Back then, the British pub market was dominated by the “Big Six” national brewers, who owned getting on for half of all the pubs and controlled many local monopolies or near-monopolies. To address this situation, the government of the day brought in the notorious Beer Orders which have resulted in a situation where getting on for half of all the pubs in the country now sell Doom Bar.
While this legislation was well-intentioned, it is clear with hindsight that nobody really had a clear idea what the results would be. In practice, what happened is that the “Big Six” sold their brewing interests to the giant international brewers, while most of their pub estates ended up in the hands of pub companies such as Punch Taverns and Enterprise Inns.
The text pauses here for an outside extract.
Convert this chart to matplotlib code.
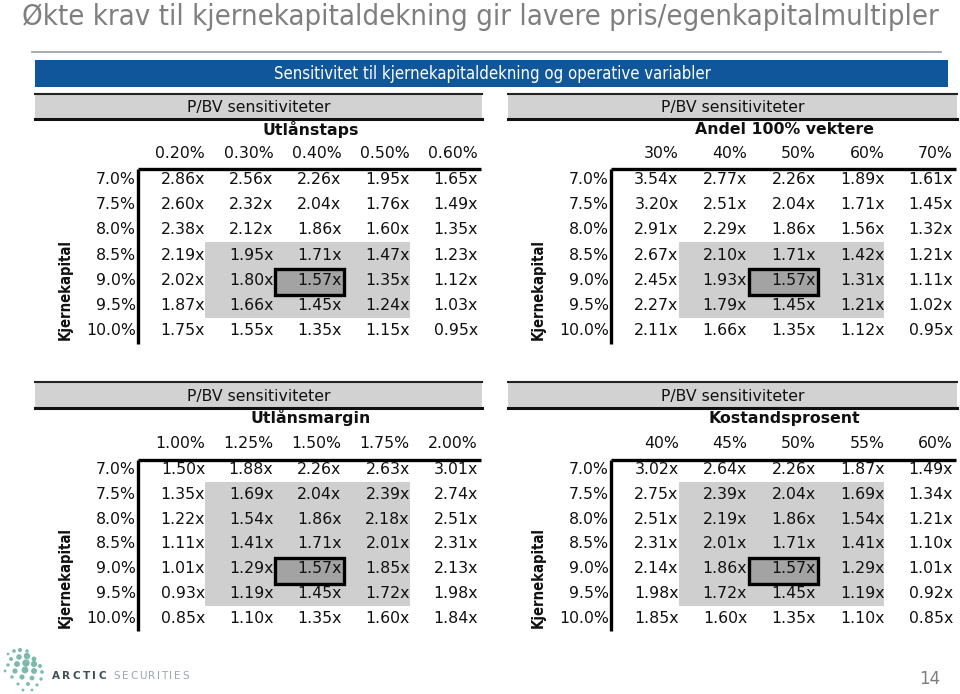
import matplotlib
matplotlib.use("Agg")
import matplotlib.pyplot as plt
from matplotlib.patches import Rectangle
from matplotlib import font_manager

# ---------------- data ----------------
title = "Økte krav til kjernekapitaldekning gir lavere pris/egenkapitalmultipler"
banner = "Sensitivitet til kjernekapitaldekning og operative variabler"
header = "P/BV sensitiviteter"
row_axis_label = "Kjernekapital"
rows = ["7.0%", "7.5%", "8.0%", "8.5%", "9.0%", "9.5%", "10.0%"]

t1_name = "Utlånstaps"
t1_cols = ["0.20%", "0.30%", "0.40%", "0.50%", "0.60%"]
t1_vals = [[2.86, 2.56, 2.26, 1.95, 1.65],
           [2.60, 2.32, 2.04, 1.76, 1.49],
           [2.38, 2.12, 1.86, 1.60, 1.35],
           [2.19, 1.95, 1.71, 1.47, 1.23],
           [2.02, 1.80, 1.57, 1.35, 1.12],
           [1.87, 1.66, 1.45, 1.24, 1.03],
           [1.75, 1.55, 1.35, 1.15, 0.95]]

t2_name = "Andel 100% vektere"
t2_cols = ["30%", "40%", "50%", "60%", "70%"]
t2_vals = [[3.54, 2.77, 2.26, 1.89, 1.61],
           [3.20, 2.51, 2.04, 1.71, 1.45],
           [2.91, 2.29, 1.86, 1.56, 1.32],
           [2.67, 2.10, 1.71, 1.42, 1.21],
           [2.45, 1.93, 1.57, 1.31, 1.11],
           [2.27, 1.79, 1.45, 1.21, 1.02],
           [2.11, 1.66, 1.35, 1.12, 0.95]]

t3_name = "Utlånsmargin"
t3_cols = ["1.00%", "1.25%", "1.50%", "1.75%", "2.00%"]
t3_vals = [[1.50, 1.88, 2.26, 2.63, 3.01],
           [1.35, 1.69, 2.04, 2.39, 2.74],
           [1.22, 1.54, 1.86, 2.18, 2.51],
           [1.11, 1.41, 1.71, 2.01, 2.31],
           [1.01, 1.29, 1.57, 1.85, 2.13],
           [0.93, 1.19, 1.45, 1.72, 1.98],
           [0.85, 1.10, 1.35, 1.60, 1.84]]

t4_name = "Kostandsprosent"
t4_cols = ["40%", "45%", "50%", "55%", "60%"]
t4_vals = [[3.02, 2.64, 2.26, 1.87, 1.49],
           [2.75, 2.39, 2.04, 1.69, 1.34],
           [2.51, 2.19, 1.86, 1.54, 1.21],
           [2.31, 2.01, 1.71, 1.41, 1.10],
           [2.14, 1.86, 1.57, 1.29, 1.01],
           [1.98, 1.72, 1.45, 1.19, 0.92],
           [1.85, 1.60, 1.35, 1.10, 0.85]]

# shaded block (first row, last row, first col, last col) and base case cell
t1_shade = (3, 5, 1, 3)
t2_shade = (3, 5, 1, 3)
t3_shade = (1, 5, 1, 3)
t4_shade = (1, 5, 1, 3)
base_cell = (4, 2)

page_number = "14"
brand1 = "ARCTIC"
brand2 = "SECURITIES"

# ---------------- styling / layout ----------------
W, H = 960, 694
FS = 11.3
SHADE = "#cfcfcf"
BASE = "#a3a3a3"
BARGREY = "#d2d2d2"
BLUE = "#10569b"
TXT = "#111111"

installed = {f.name for f in font_manager.fontManager.ttflist}
NARROW = "Liberation Sans Narrow" if "Liberation Sans Narrow" in installed else "DejaVu Sans"

fig = plt.figure(figsize=(W / 100, H / 100), dpi=100)
bg = fig.add_axes([0, 0, 1, 1])
bg.set_xlim(0, W)
bg.set_ylim(H, 0)
bg.axis("off")
fig.canvas.draw()
renderer = fig.canvas.get_renderer()


def fit_text(ax, x, y, s, target, vertical=False, **kw):
    t = ax.text(x, y, s, **kw)
    ext = t.get_window_extent(renderer)
    size = ext.height if vertical else ext.width
    t.set_fontsize(t.get_fontsize() * target / size)
    return t


# title
fit_text(bg, 22, 17, title, 913, fontsize=20, color="#7f7f7f", ha="left",
         va="center", family="DejaVu Sans", fontstretch="condensed")
bg.plot([32, 941], [52, 52], color="#a0a4aa", lw=1.3)

# banner
bg.add_patch(Rectangle((35, 60), 913, 27, facecolor=BLUE, edgecolor="none"))
fit_text(bg, 492, 74, banner, 436, fontsize=12, color="white", ha="center",
         va="center", family="DejaVu Sans", fontstretch="condensed")


def draw_table(gx0, gx1, gy0, gy1, bar_top, bar_bot, sub_y, col_y,
               name, cols, vals, shade):
    ax = fig.add_axes([gx0 / W, 1 - gy1 / H, (gx1 - gx0) / W, (gy1 - gy0) / H])
    ncol, nrow = len(cols), len(rows)
    ax.set_xlim(-0.5, ncol - 0.5)
    ax.set_ylim(nrow - 0.5, -0.5)
    ax.axis("off")
    cw = (gx1 - gx0) / ncol
    rh = (gy1 - gy0) / nrow

    def px(x):
        return -0.5 + (x - gx0) / cw

    def py(y):
        return -0.5 + (y - gy0) / rh

    # shaded block
    r0, r1, c0, c1 = shade
    ax.add_patch(Rectangle((c0 - 0.5 - 3 / cw, r0 - 0.5), c1 - c0 + 1, r1 - r0 + 1,
                           facecolor=SHADE, edgecolor="none", zorder=1))
    br, bc = base_cell
    ax.add_patch(Rectangle((bc - 0.5 - 1 / cw, br - 0.45), 1, 1.05,
                           facecolor=BASE, edgecolor="black", lw=2.4, zorder=2))

    # values
    for i, row in enumerate(vals):
        for j, v in enumerate(row):
            ax.text(j + 0.5 - 3 / cw, i, f"{v:.2f}x", ha="right", va="center",
                    fontsize=FS, color=TXT, zorder=3, clip_on=False)
    # row labels
    for i, r in enumerate(rows):
        ax.text(px(gx0 - 4), i, r, ha="right", va="center", fontsize=FS,
                color=TXT, clip_on=False)
    # column labels
    for j, c in enumerate(cols):
        ax.text(j + 0.5 - 3 / cw, py(col_y), c, ha="right", va="center",
                fontsize=FS, color=TXT, clip_on=False)
    # axis lines
    ax.plot([px(gx0 - 2), ncol - 0.5], [py(gy0 + 2), py(gy0 + 2)],
            color="black", lw=2.4, clip_on=False, solid_capstyle="butt")
    ax.plot([px(gx0 - 2), px(gx0 - 2)], [py(gy0 + 2), nrow - 0.5],
            color="black", lw=2.4, clip_on=False, solid_capstyle="butt")
    # grey header bar
    bx0 = gx0 - 105
    bx1 = gx1 + 1
    ax.add_patch(Rectangle((px(bx0), py(bar_top)), (bx1 - bx0) / cw,
                           (bar_bot - bar_top) / rh, facecolor=BARGREY,
                           edgecolor="none", clip_on=False))
    ax.plot([px(bx0), px(bx1)], [py(bar_top), py(bar_top)], color="#222222",
            lw=1.5, clip_on=False)
    ax.plot([px(bx0), px(bx1)], [py(bar_bot), py(bar_bot)], color="#111111",
            lw=2.2, clip_on=False)
    ax.text(px((bx0 + bx1) / 2), py((bar_top + bar_bot) / 2 + 1), header,
            ha="center", va="center", fontsize=FS, color=TXT, clip_on=False)
    # variable name
    ax.text(px((gx0 + gx1) / 2), py(sub_y), name, ha="center", va="center",
            fontsize=FS, fontweight="bold", color=TXT, clip_on=False)
    # row axis label
    fit_text(ax, px(gx0 - 75), py(gy1 - 3), row_axis_label, 101, vertical=True,
             rotation=90, ha="center", va="bottom", fontsize=FS,
             fontweight="bold", family=NARROW, fontstretch="condensed",
             color=TXT, clip_on=False)
    return ax


draw_table(140, 481, 166.5, 343.5, 94, 119, 129, 153, t1_name, t1_cols, t1_vals, t1_shade)
draw_table(613, 956, 166.5, 343.5, 94, 119, 129, 153, t2_name, t2_cols, t2_vals, t2_shade)
draw_table(140, 481, 457.5, 630.5, 382, 408, 418, 443, t3_name, t3_cols, t3_vals, t3_shade)
draw_table(613, 956, 457.5, 630.5, 382, 408, 418, 443, t4_name, t4_cols, t4_vals, t4_shade)

# footer: logo dots (decorative)
logo_x = [8, 14, 20, 27, 11, 19, 27, 34, 8, 17, 26, 34, 40, 5, 15, 25, 34, 42, 12, 22, 32, 41, 18, 28, 37, 23, 32]
logo_y = [654, 651, 650, 651, 659, 657, 656, 659, 665, 664, 663, 664, 666, 671, 671, 670, 671, 672, 677, 677, 678, 679, 684, 684, 685, 690, 690]
logo_s = [4, 7, 9, 6, 8, 16, 22, 12, 6, 18, 28, 20, 8, 4, 14, 24, 18, 7, 6, 14, 12, 6, 5, 8, 5, 4, 4]
bg.scatter(logo_x, logo_y, s=logo_s, color="#6eb3a0", edgecolors="none", alpha=0.9)

# letter-spaced brand name
bx = 52.0
for ch in brand1:
    t = bg.text(bx, 676, ch, ha="left", va="center", fontsize=7.5,
                color="#3f4d58", family="DejaVu Sans", fontweight="semibold")
    bx += t.get_window_extent(renderer).width + 2.4
bx += 5
for ch in brand2:
    t = bg.text(bx, 676, ch, ha="left", va="center", fontsize=7.5,
                color="#9aa6b0", family="DejaVu Sans")
    bx += t.get_window_extent(renderer).width + 1.6
bg.text(930, 679, page_number, ha="center", va="center", fontsize=12,
        color="#7f7f7f")

fig.savefig("out.png", dpi=100)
Their prime raison d’etre was to replicate the tied house model that the big brewers had enjoyed, and it is hard to argue that, over the years, they haven’t had a negative effect on the pub trade.
They took on large quantities of debt in order to expand their estates, and were then caught out by the double whammy of the smoking ban and the worldwide recession and left teetering on the verge of bankruptcy. Both Punch and Enterprise have only been able to survive through emergency debt restructuring. This left them woefully short of money to invest in their estates, and they have been forced to sell off many of their best properties to family brewers or managed house operators.
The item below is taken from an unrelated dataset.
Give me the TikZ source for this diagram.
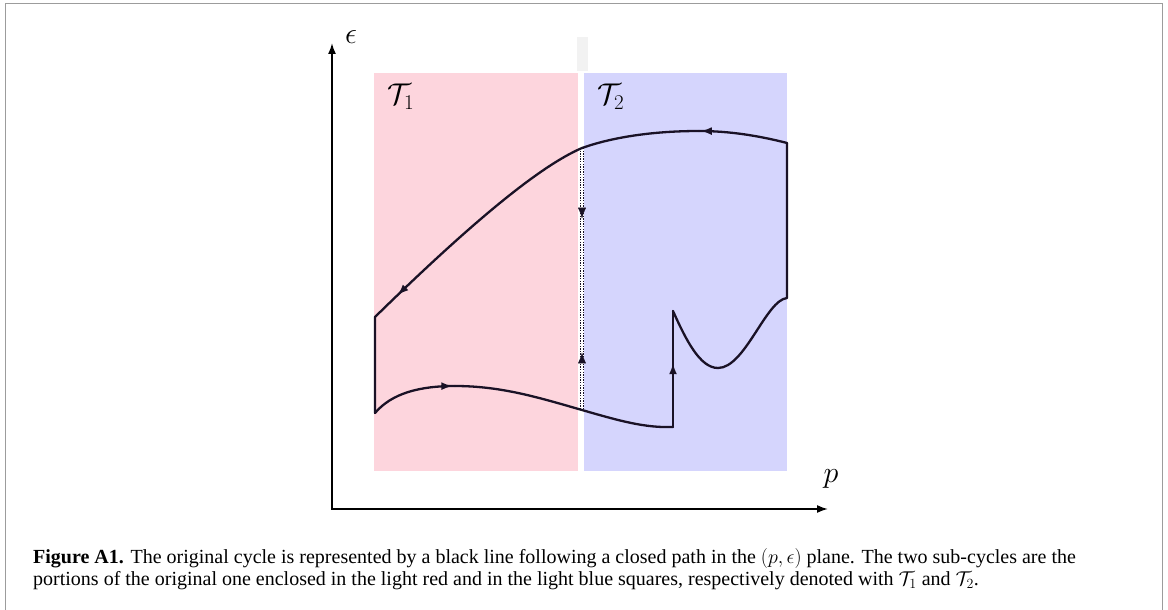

The Beer Orders were revoked in 2003, so since then there was been nothing to prevent the major international brewers rebuilding tied estates in the UK. However, the dire state of pub company finances has probably put them off until now. Heineken retained the rump of the former Scottish & Newcastle pub operation under the banner of Star Pubs and Bars, and so were always the best placed to make a move. Selling out to a brewer with deep pockets is probably going to be the best exit strategy for long-suffering pubco investors.
One inevitable result, though, is that the old issues about restricting supply of certain products will reappear, with the Sunday Times reporting that the move may threaten the availability of Carling, the UK’s best-selling beer, in the former Punch estate. This could prompt the brand owners Molson Coors (who also own Doom Bar) to take steps to protect their own position. I would expect pub operators to recognise, though, that restricting the range of products too far doesn’t help business.
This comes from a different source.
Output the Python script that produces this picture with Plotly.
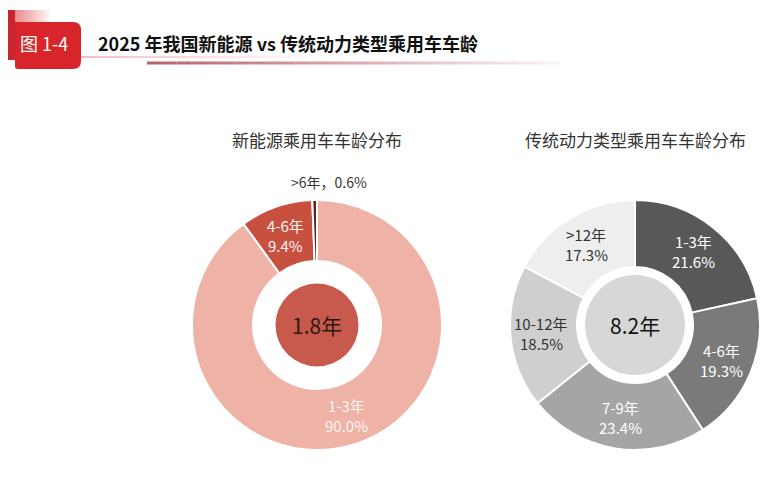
import math
import plotly.graph_objects as go

W, H = 783, 480
OFF = 8  # page body margin
FW, FH = W - OFF, H - OFF
FONT = "Noto Sans CJK SC"

# ---- data ----
title_text = "2025 年我国新能源 vs 传统动力类型乘用车车龄"
fig_tag = "图 1-4"

nev_title = "新能源乘用车车龄分布"
nev_labels = ["1-3年", "4-6年", ">6年"]
nev_values = [90.0, 9.4, 0.6]
nev_avg = "1.8年"

ice_title = "传统动力类型乘用车车龄分布"
ice_labels = ["1-3年", "4-6年", "7-9年", "10-12年", ">12年"]
ice_values = [21.6, 19.3, 23.4, 18.5, 17.3]
ice_avg = "8.2年"

# ---- styling ----
nev_colors = ["#EFB2A6", "#C8503F", "#5A2622"]
nev_text_colors = ["#FFF4F1", "#FFF4F1", "#333333"]
ice_colors = ["#585858", "#7A7A7A", "#A5A5A5", "#CFCFCF", "#EEEEEE"]
ice_text_colors = ["#FFFFFF", "#FFFFFF", "#FFFFFF", "#333333", "#333333"]

R = 125
donuts = [
    dict(cx=317, cy=325, hole=64, inner=41.5, inner_color="#C75A4C",
         labels=nev_labels, values=nev_values, colors=nev_colors,
         tcolors=nev_text_colors, title=nev_title, avg=nev_avg,
         avg_color="#2B1714", lab_r=95),
    dict(cx=635, cy=325, hole=58, inner=50, inner_color="#D7D7D7",
         labels=ice_labels, values=ice_values, colors=ice_colors,
         tcolors=ice_text_colors, title=ice_title, avg=ice_avg,
         avg_color="#111111", lab_r=94),
]


def px(x):
    return (x - OFF) / FW


def py(y):
    return 1 - (y - OFF) / FH


def note(x, y, text, size, color, xanchor="center"):
    return dict(x=px(x), y=py(y), xref="paper", yref="paper", text=text,
                showarrow=False, xanchor=xanchor, yanchor="middle",
                font=dict(family=FONT, size=size, color=color))


fig = go.Figure()
annotations = []
shapes = []

for d in donuts:
    fig.add_trace(go.Pie(
        labels=d["labels"], values=d["values"],
        hole=d["hole"] / R, sort=False, direction="clockwise", rotation=0,
        marker=dict(colors=d["colors"], line=dict(color="white", width=2)),
        textinfo="none", hoverinfo="label+percent", showlegend=False,
        domain=dict(x=[px(d["cx"] - R), px(d["cx"] + R)],
                    y=[py(d["cy"] + R), py(d["cy"] - R)]),
    ))
    # filled centre disc
    shapes.append(dict(type="circle", xref="paper", yref="paper",
                       x0=px(d["cx"] - d["inner"]), x1=px(d["cx"] + d["inner"]),
                       y0=py(d["cy"] + d["inner"]), y1=py(d["cy"] - d["inner"]),
                       fillcolor=d["inner_color"], line=dict(width=0)))
    annotations.append(note(d["cx"], d["cy"], d["avg"], 21, d["avg_color"]))
    annotations.append(note(d["cx"], 140, d["title"], 17, "#333333"))
    # slice labels at mid angle
    total = sum(d["values"])
    cum = 0
    for lab, val, tc in zip(d["labels"], d["values"], d["tcolors"]):
        mid = (cum + val / 2) / total * 2 * math.pi
        cum += val
        if val / total < 0.03:
            # tiny slice: label above the ring
            annotations.append(note(d["cx"] + 12, 182, f"{lab}，{val:.1f}%", 14, tc))
            continue
        x = d["cx"] + d["lab_r"] * math.sin(mid)
        y = d["cy"] - d["lab_r"] * math.cos(mid)
        annotations.append(note(x, y - 10, lab, 15, tc))
        annotations.append(note(x, y + 10, f"{val:.1f}%", 15, tc))

# ---- header decoration ----
steps = 20
for i in range(steps):
    shapes.append(dict(type="rect", xref="paper", yref="paper",
                       x0=px(3 + i * 2.4), x1=px(5.4 + i * 2.4), y0=py(58), y1=py(10),
                       fillcolor="#DC3C44", opacity=max(0.0, 0.8 - i * 0.04),
                       line=dict(width=0)))
shapes.append(dict(type="rect", xref="paper", yref="paper",
                   x0=px(3), x1=px(15), y0=py(60), y1=py(10),
                   fillcolor="#C8242B", line=dict(width=0)))
bx0, bx1, by0, by1, rr = 15, 81, 22, 69, 8
shapes.append(dict(
    type="path", xref="paper", yref="paper",
    path=(f"M {px(bx0)},{py(by0)} L {px(bx1 - rr)},{py(by0)} "
          f"Q {px(bx1)},{py(by0)} {px(bx1)},{py(by0 + rr)} "
          f"L {px(bx1)},{py(by1 - rr)} Q {px(bx1)},{py(by1)} {px(bx1 - rr)},{py(by1)} "
          f"L {px(bx0 + 3)},{py(by1)} Q {px(bx0)},{py(by1)} {px(bx0)},{py(by1 - 3)} Z"),
    fillcolor="#D8242B", line=dict(width=0)))
# thin line
for i in range(16):
    shapes.append(dict(type="line", xref="paper", yref="paper",
                       x0=px(81 + i * 15), x1=px(96 + i * 15), y0=py(57), y1=py(57),
                       line=dict(color="#D8343A", width=1), opacity=max(0.0, 0.6 - i * 0.038)))
# thick gradient line
for i in range(28):
    shapes.append(dict(type="line", xref="paper", yref="paper",
                       x0=px(147 + i * 14.75), x1=px(161.75 + i * 14.75), y0=py(63), y1=py(63),
                       line=dict(color="#B4505A", width=3), opacity=max(0.0, 0.9 - i * 0.031)))

annotations.append(note(44, 43, fig_tag, 18, "white"))
annotations.append(note(96, 43, f"<b>{title_text}</b>", 18, "#111111", xanchor="left"))

fig.update_layout(
    width=FW, height=FH, margin=dict(l=0, r=0, t=0, b=0),
    paper_bgcolor="white", plot_bgcolor="white",
    shapes=shapes, annotations=annotations,
)

fig.write_html("out.html")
On balance, I would say it is preferable for breweries to be running pubs than pubcos, as they will have more of an interest in actually growing trade rather than just looking at the estate as a property portfolio, and will also have more money to invest. Many pubco leased pubs are now looking distinctly shabby compared with those owned by the family brewers. However, it will be important for the competition authorities to keep a close eye on the market to ensure that the old problems of oligopoly of supply and local dominance do not resurface. It would certainly not be good news if we saw one of the international brewers bidding for Marston’s or Greene King, or indeed for Wetherspoon’s.
But, within a few years, will we have seen the end of the large non-brewing leased pub company, something that only sprang into being in the first place as a response to the Beer Orders?